Catholicism, questions, and a need for mystery and rules-- and a little John Donne, too--


I had an interesting conversation with a young woman who is working as an intern at the Congregational Church here in town. Her small liberal arts college requires that students do an internship every year, and she is contemplating the connections between faith and charitable acts, among other religion-centered things. She's particularly intrigued with Catholicism; her family, in past generations, were sort of practicing Catholics, and she has found herself drawn to certain elements of the faith tradition. She's particularly interested in the lives of the saints, with miracles, and other sacred mysteries that date back throughout Western history. She approves of the work of the most recent popes, and she especially likes that Catholicism has "hard and fast rules" of living. We talked for about an hour, a sort of free-associated Q/A that touched on a lot of things. 
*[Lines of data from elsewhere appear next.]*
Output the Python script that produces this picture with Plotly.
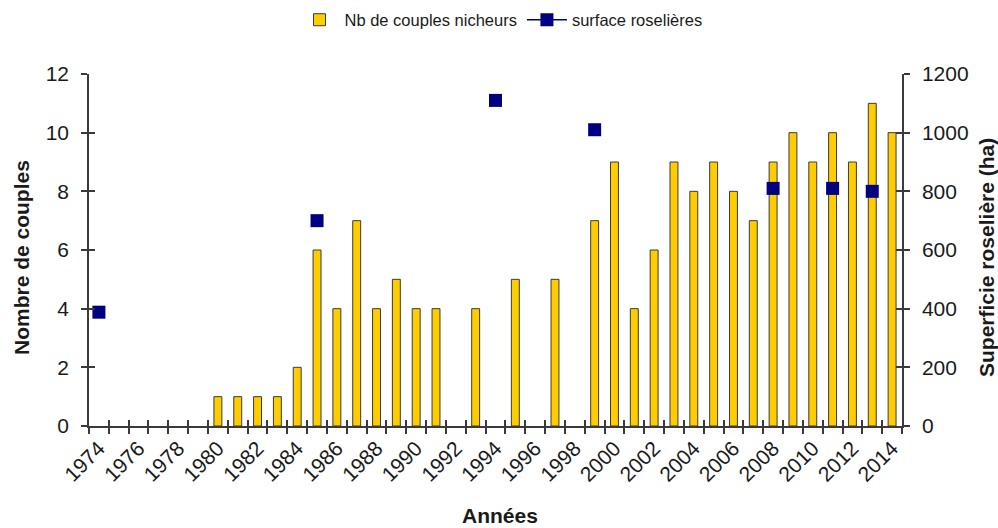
import plotly.graph_objects as go

years = list(range(1974, 2015))
couples = [None, None, None, None, None, None,
           1, 1, 1, 1, 2, 6, 4, 7, 4, 5, 4, 4, None, 4,
           None, 5, None, 5, None, 7, 9, 4, 6, 9, 8, 9, 8, 7, 9,
           10, 9, 10, 9, 11, 10]
surface = {1974: 388, 1985: 700, 1994: 1110, 1999: 1010, 2008: 810, 2011: 810, 2013: 800}
surface_vals = [surface.get(y) for y in years]
tick_years = years[::2]
tick_labels = [str(y) for y in tick_years]

FONT = "Liberation Sans, Arial, sans-serif"
AX = "#3a3a3a"
TXT = "#1a1a1a"

fig = go.Figure()
fig.add_trace(go.Bar(
    x=years, y=couples, name="Nb de couples nicheurs", width=0.4,
    marker=dict(color="#FFCC00", line=dict(color="#3a3a3a", width=1)),
    xaxis="x", yaxis="y"))
fig.add_trace(go.Scatter(
    x=years, y=surface_vals, name="surface roselières", mode="lines+markers",
    connectgaps=False,
    line=dict(color="#000080", width=1.5),
    marker=dict(symbol="square", size=13, color="#000080"),
    xaxis="x", yaxis="y2"))
# empty helper traces so the overlay axes (inside halves of crossing ticks) are drawn
fig.add_trace(go.Scatter(x=[], y=[], xaxis="x2", yaxis="y3", showlegend=False))
fig.add_trace(go.Scatter(x=[], y=[], xaxis="x2", yaxis="y4", showlegend=False))

W, H = 998, 528
L, R, T, B = 89, 902, 74, 426
PW, PH = R - L, B - T

xr = [1973.5, 2014.5]
fig.update_layout(
    width=W, height=H,
    margin=dict(l=L, r=W - R, t=T, b=H - B),
    paper_bgcolor="white", plot_bgcolor="white",
    font=dict(family=FONT, color=TXT, size=20),
    showlegend=True,
    legend=dict(orientation="h", xref="container", yref="container",
                x=501 / W, y=1 - 20 / H, xanchor="center", yanchor="middle",
                font=dict(size=16.5, color=TXT), itemwidth=40,
                traceorder="normal"),
    xaxis=dict(range=xr, tickmode="array", tickvals=tick_years, ticktext=tick_labels,
               tickangle=-45, ticks="outside", ticklen=0, tickcolor=AX,
               minor=dict(ticks="outside", ticklen=6, tick0=1973.5, dtick=1,
                          tickcolor=AX, tickwidth=1.5, showgrid=False),
               showline=True, linecolor=AX, linewidth=1.5, showgrid=False,
               zeroline=False, tickfont=dict(size=21), anchor="y"),
    xaxis2=dict(range=xr, overlaying="x", anchor="y", side="bottom",
                tickmode="linear", tick0=1973.5, dtick=1, ticks="inside", ticklen=6,
                tickcolor=AX, tickwidth=1.5, showticklabels=False,
                showline=False, showgrid=False, zeroline=False),
    yaxis=dict(range=[0, 12], tickmode="linear", tick0=0, dtick=2,
               ticks="outside", ticklen=6, tickwidth=1.5, tickcolor=AX,
               showline=True, linecolor=AX, linewidth=1.5, showgrid=False,
               zeroline=False, tickfont=dict(size=21), anchor="x", ticklabelstandoff=8),
    yaxis2=dict(range=[0, 1200], tickmode="linear", tick0=0, dtick=200,
                overlaying="y", side="right", anchor="x",
                ticks="outside", ticklen=6, tickwidth=1.5, tickcolor=AX,
                showline=True, linecolor=AX, linewidth=1.5, showgrid=False,
                zeroline=False, tickfont=dict(size=21), ticklabelstandoff=8),
    yaxis3=dict(range=[0, 12], tickmode="linear", tick0=0, dtick=2,
                overlaying="y", side="left", anchor="x2",
                ticks="inside", ticklen=6, tickwidth=1.5, tickcolor=AX,
                showticklabels=False, showline=False, showgrid=False, zeroline=False),
    yaxis4=dict(range=[0, 1200], tickmode="linear", tick0=0, dtick=200,
                overlaying="y", side="right", anchor="x2",
                ticks="inside", ticklen=6, tickwidth=1.5, tickcolor=AX,
                showticklabels=False, showline=False, showgrid=False, zeroline=False),
)

def px_x(p):
    return (p - L) / PW

def px_y(p):
    return (B - p) / PH

fig.add_annotation(text="<b>Années</b>", xref="paper", yref="paper",
                   x=px_x(500), y=px_y(515.5), showarrow=False,
                   xanchor="center", yanchor="middle", font=dict(size=21, color=TXT))
fig.add_annotation(text="<b>Nombre de couples</b>", xref="paper", yref="paper",
                   x=px_x(21), y=px_y(258), showarrow=False, textangle=-90,
                   xanchor="center", yanchor="middle", font=dict(size=21, color=TXT))
fig.add_annotation(text="<b>Superficie roselière (ha)</b>", xref="paper", yref="paper",
                   x=px_x(986), y=px_y(258), showarrow=False, textangle=-90,
                   xanchor="center", yanchor="middle", font=dict(size=21, color=TXT))

fig.write_html("out.html", config={"displayModeBar": False},
               post_script="document.body.style.margin='0';document.body.style.overflow='hidden';")
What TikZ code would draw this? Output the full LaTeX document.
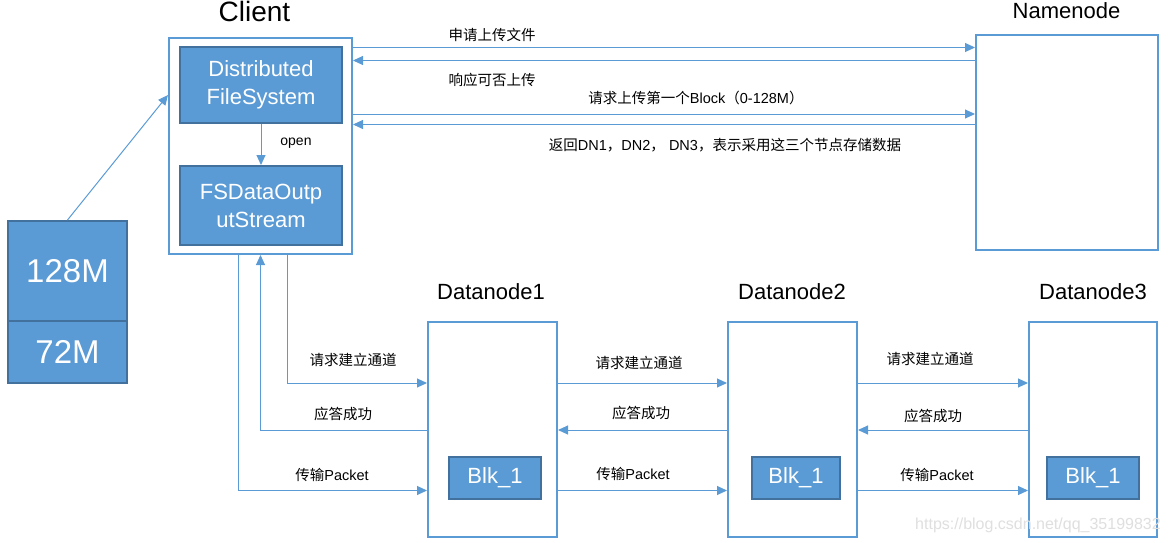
\documentclass[tikz,border=0pt]{standalone}
\usepackage{fontspec}
\setmainfont{Liberation Sans}
\newfontfamily\cjk{Noto Sans CJK SC}
\newcommand{\zh}[1]{{\cjk #1}}
\usetikzlibrary{arrows.meta,positioning}
\definecolor{lblue}{HTML}{5B9BD5}
\definecolor{dblue}{HTML}{41719C}
\tikzset{
  frame/.style={draw=lblue,line width=2pt,fill=white,inner sep=0pt},
  fbox/.style={draw=dblue,line width=2pt,fill=lblue,text=white,inner sep=0pt,align=center},
  arr/.style={draw=lblue,line width=1pt,-{Triangle[length=10pt,width=9pt]}},
  lbl/.style={font=\fontsize{14.5}{16}\selectfont,inner sep=0pt},
  ttl/.style={font=\fontsize{22}{26}\selectfont,inner sep=0pt},
}
\begin{document}
\begin{tikzpicture}[x=1pt,y=-1pt]
\useasboundingbox (0,0) rectangle (1170,543);
% boxes
\node[frame,minimum width=183pt,minimum height=216pt] (client) at (260.5,146) {};
\node[fbox,minimum width=162pt,minimum height=76pt,font=\fontsize{22}{28}\selectfont] (dfs) at (261,85) {Distributed\\FileSystem};
\node[fbox,minimum width=162pt,minimum height=79pt,font=\fontsize{22}{28}\selectfont] (fsd) at (261,205.5) {FSDataOutp\\utStream};
\node[fbox,minimum width=119pt,minimum height=100pt,font=\fontsize{33}{36}\selectfont] (b128) at (67.5,271) {128M};
\node[fbox,minimum width=119pt,minimum height=62pt,font=\fontsize{33}{36}\selectfont] (b72) at (67.5,352) {72M};
\node[frame,minimum width=182pt,minimum height=215pt] (nn) at (1067,142.5) {};
\node[frame,minimum width=129pt,minimum height=215pt] (dn1) at (492.5,429.5) {};
\node[frame,minimum width=129pt,minimum height=215pt] (dn2) at (792.5,429.5) {};
\node[frame,minimum width=128pt,minimum height=215pt] (dn3) at (1093,429.5) {};
\node[fbox,minimum width=92pt,minimum height=42pt,font=\fontsize{22}{26}\selectfont] (blk1) at (495,478) {Blk\_1};
\node[fbox,minimum width=88pt,minimum height=42pt,font=\fontsize{22}{26}\selectfont] (blk2) at (796,478) {Blk\_1};
\node[fbox,minimum width=92pt,minimum height=42pt,font=\fontsize{22}{26}\selectfont] (blk3) at (1093,478) {Blk\_1};
% titles
\node[ttl,font=\fontsize{28}{30}\selectfont] (tclient) at (254.5,11) {Client};
\node[ttl] (tnn) at (1066.5,11) {Namenode};
\node[ttl] (tdn1) at (491,292) {Datanode1};
\node[ttl] (tdn2) at (792,292) {Datanode2};
\node[ttl] (tdn3) at (1093,292) {Datanode3};
% connectors
\draw[arr] (b128.north) -- ([yshift=51pt]client.west);
\draw[arr] (dfs.south) -- (fsd.north);
\node[inner sep=0pt,font=\fontsize{14}{16}\selectfont] (lopen) at (296,143) {open};
\draw[arr] ([yshift=98.5pt]client.east) -- ([yshift=95pt]nn.west);
\draw[arr] ([yshift=82pt]nn.west) -- ([yshift=85.5pt]client.east);
\draw[arr] ([yshift=32pt]client.east) -- ([yshift=28.5pt]nn.west);
\draw[arr] ([yshift=18pt]nn.west) -- ([yshift=21.5pt]client.east);
\node[lbl] (l1) at (492,35) {\zh{申请上传文件}};
\node[lbl] (l2) at (492,80) {\zh{响应可否上传}};
\node[lbl] (l3) at (696,98) {\zh{请求上传第一个}Block\zh{（}0-128M\zh{）}};
\node[lbl] (l4) at (725,145) {\zh{返回}DN1\zh{，}DN2\zh{，} DN3\zh{，表示采用这三个节点存储数据}};
% client - dn1
\draw[arr] ([xshift=26.5pt]client.south) |- ([yshift=46.5pt]dn1.west);
\draw[arr] ([yshift=-0.5pt]dn1.west) -| (client.south);
\draw[arr] ([xshift=-22.5pt]client.south) |- ([yshift=-61pt]dn1.west);
\node[lbl] (c1) at (353,360) {\zh{请求建立通道}};
\node[lbl] (c2) at (343,414) {\zh{应答成功}};
\node[lbl] (c3) at (332,475) {\zh{传输}Packet};
% dn1 - dn2
\draw[arr] ([yshift=46.5pt]dn1.east) -- ([yshift=46.5pt]dn2.west);
\draw[arr] ([yshift=-0.5pt]dn2.west) -- ([yshift=-0.5pt]dn1.east);
\draw[arr] ([yshift=-61pt]dn1.east) -- ([yshift=-61pt]dn2.west);
\node[lbl] (d1) at (639,363) {\zh{请求建立通道}};
\node[lbl] (d2) at (641,413) {\zh{应答成功}};
\node[lbl] (d3) at (633,474) {\zh{传输}Packet};
% dn2 - dn3
\draw[arr] ([yshift=46.5pt]dn2.east) -- ([yshift=46.5pt]dn3.west);
\draw[arr] ([yshift=-0.5pt]dn3.west) -- ([yshift=-0.5pt]dn2.east);
\draw[arr] ([yshift=-61pt]dn2.east) -- ([yshift=-61pt]dn3.west);
\node[lbl] (e1) at (930,359) {\zh{请求建立通道}};
\node[lbl] (e2) at (933,416) {\zh{应答成功}};
\node[lbl] (e3) at (937,475) {\zh{传输}Packet};
% watermark
\node[inner sep=0pt,text=gray!25,font=\fontsize{16}{18}\selectfont] (wm) at (1038,525) {https://blog.csdn.net/qq\_35199832};
\end{tikzpicture}
\end{document}
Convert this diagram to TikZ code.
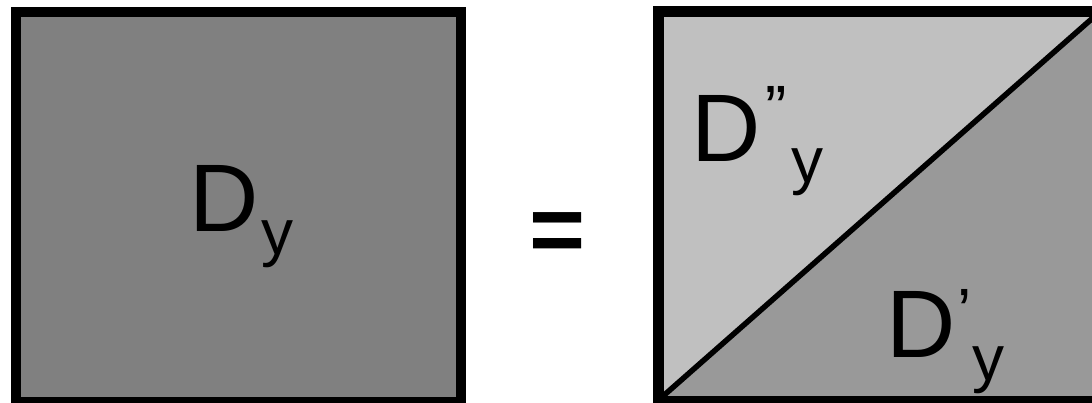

I started out with my thoughts that my faith tradition didn't cause how I view other people and works of charity, per se; I believe in being a good human, and doing what I can as often as I can for as many as I can. I can't say that it was my Catholic upbringing; after about age 7, it was somewhat spotty, and I only returned to the church as an adult. But the fundamental guidelines that shape who I am might have had something to do with how I go about living, but not specifically so. In my case, anyhow, my Catholic faith fits who I am, intellectually, personally, and spiritually. Do I have questions? Sure I do. And we all should. Faith without questioning is not a living faith. I do not follow anything blindly; I have actively chosen to be a member of my church, after a bit of discernment. For me, that works best. 

But back to this nice young person who had all these questions and ideas. I'm glad for her that she is exploring a tradition that interests her. That said, I've also got questions, not necessarily of her, exactly, but about the Gen Z generation. They have lived through at least two paradigm shifts in their young lives. They have been steeped in STEM for much of their education, and they often distrust fiction or poetry-- they don't "get it" because it doesn't provide set answers. They had to do remote learning, they are hyperconnected through social media, and they are, in many cases, presenting as disconnected from their own lives, except as passive consumers of media and angst. This young person kept returning to the fact that there are two main threads of Catholicism that appeal to her most: mystery and rules. While those things seem diametrically opposed, maybe they aren't, when they are applied to one's inner life. While science and the media have pumped volumes of facts/pseudofacts into their ears and eyes in a constant stream, there has been precious little time to unplug and just plain wonder and ponder and muse about things. Mystery and glory and all that are wiped away with all of the digital feed. What worries me a little is that young seekers like her will be attracted to the external trappings of a faith tradition; as Thomas Becket says in the movie Becket, that he's not sure he loves God, but he knows that he loves the honor of God. There's a fine distinction there. Don't fall in love with the ritual only. All of that is man-made. 

And about rules: YOLO, You Do You, and the assorted me for me first with no guardrails. When nothing is a fact, nothing is sure, and everything is open to interpretation/amendment/manipulation, what can we rely on? Deepfake video, AI-generated everything, Bot Counselors-- who and what can we trust? Rules help us navigate the morass we find ourselves in. John Donne, in Holy Sonnet 14, captures exactly what I'm thinking about:

Batter my heart, three-person'd God, for you
As yet but knock, breathe, shine, and seek to mend;
That I may rise and stand, o'erthrow me, and bend
Your force to break, blow, burn, and make me new.
I, like an usurp'd town to another due,
Labor to admit you, but oh, to no end;
Reason, your viceroy in me, me should defend,
But is captiv'd, and proves weak or untrue.
Yet dearly I love you, and would be lov'd fain,
But am betroth'd unto your enemy;
Divorce me, untie or break that knot again,
Take me to you, imprison me, for I,
Except you enthrall me, never shall be free,
Nor ever chaste, except you ravish me.

That penultimate line, especially: "except you enthrall me, never shall be free"
speaks volumes to me. We cannot experience true freedom if we don't have
any form of accountability, of guardianship, of rules that govern our
behavior. 

So maybe that's what this young woman, along with so many young people, is
sensing is missing. Mystery and rules. They --like all of us-- need to have some
certainty, some place to put their feet that won't shift, in order to ponder
bigger questions. Wandering in the digital landscape is very scary, really-- there
are no safe resting places. Maybe the church, or at least what the church can
teach and provide, are what they (and we) all need. 

Have a good day, friends. Hold your loved ones close.